The second group includes those who think the deal amounts to capitulation — they had pledged to get $61 billion from the discretionary budget and not a penny less. They got a third of that. Their motto will be borrowed from the movie Galaxy Quest, “Never give up, never surrender.”

Both groups think they have much more leverage going forward. A government shutdown brings inconvenience and dislocation for a finite period. A breach of the debt limit is much more profound and much more long-lasting. The more outside “opinion leaders” warn of dire consequences, the more some of the populist tea partyers and the ideologically driven Republican Study Committee leaders will scoff at the Washington insiders and establishment nabobs preaching doom and gloom. Some of the hardliners may accept the warning but will basically believe that if you are going to achieve the revolution that is at hand, as represented in the Paul Ryan budget, you have to break some crockery and spill some blood.
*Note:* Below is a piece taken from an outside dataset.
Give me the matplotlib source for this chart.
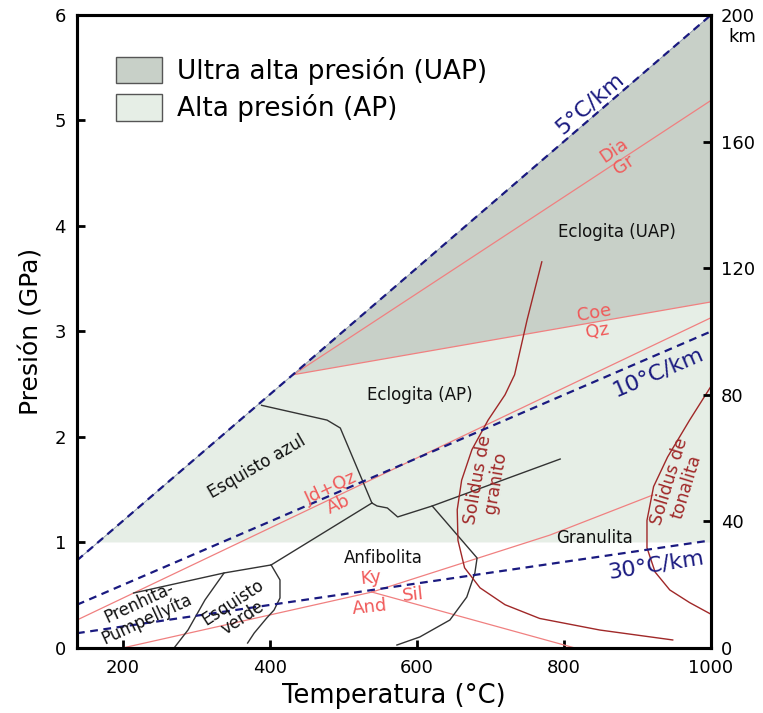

This time, they are not demanding another $61 billion or $100 billion in the next year’s budget (although brace yourself for a series of guerrilla battles ahead on the next wave of appropriations bills, with more threats of shutdowns this fall), but are aiming much higher. We have Sen. Marco Rubio (R-Fla.) on record in the Wall Street Journal setting a very high bar — passage of the constitutional amendment to balance the budget, deep spending cuts, and more  — before agreeing to raise the debt ceiling. Presidential candidates like Tim Pawlenty have basically reacted to the idea of breaching the debt limit by saying, “Bring it on.” Now that we have the Ryan budget, many of Boehner’s rank-and-filers will be demanding adoption of some combination of the Medicare and Medicaid changes and the remarkably deep cuts in discretionary spending.

America has never in its history defaulted on its debt. Even if, as Pawlenty has said, revenue will keep coming in and creditors in China and elsewhere will be paid (it is just government that will stop), the external reaction is likely to be severe and swift. Creditors will have immediate doubts about America’s credibility and future, and at minimum demand a new and hefty risk premium to buy and hold American dollars and T-bills. Higher interest rates will threaten economic prosperity and add substantially to government borrowing costs, meaning even more of a deficit/debt problem! At the same time, markets lulled into a false sense of security by the eleventh hour deal on the CR will expect the same on the debt ceiling.  If it doesn’t happen, the reaction in the markets will be dramatic.

Boehner knows this, which is why right after the elections he warned his Members about the need to avoid confrontation on the debt limit. But this time, he might find the only available alternative to breaching the debt ceiling is to accept a formula that attracts less than half his caucus. Is he strong enough to pull this one off?

Obama knows this, but also knows that he would be gravely damaged if he caved and embraced the Ryan plan or anything remotely close to it, much less a catastrophic balanced budget amendment.  The easy part is over.

Norman Ornstein is a resident scholar at the American Enterprise Institute.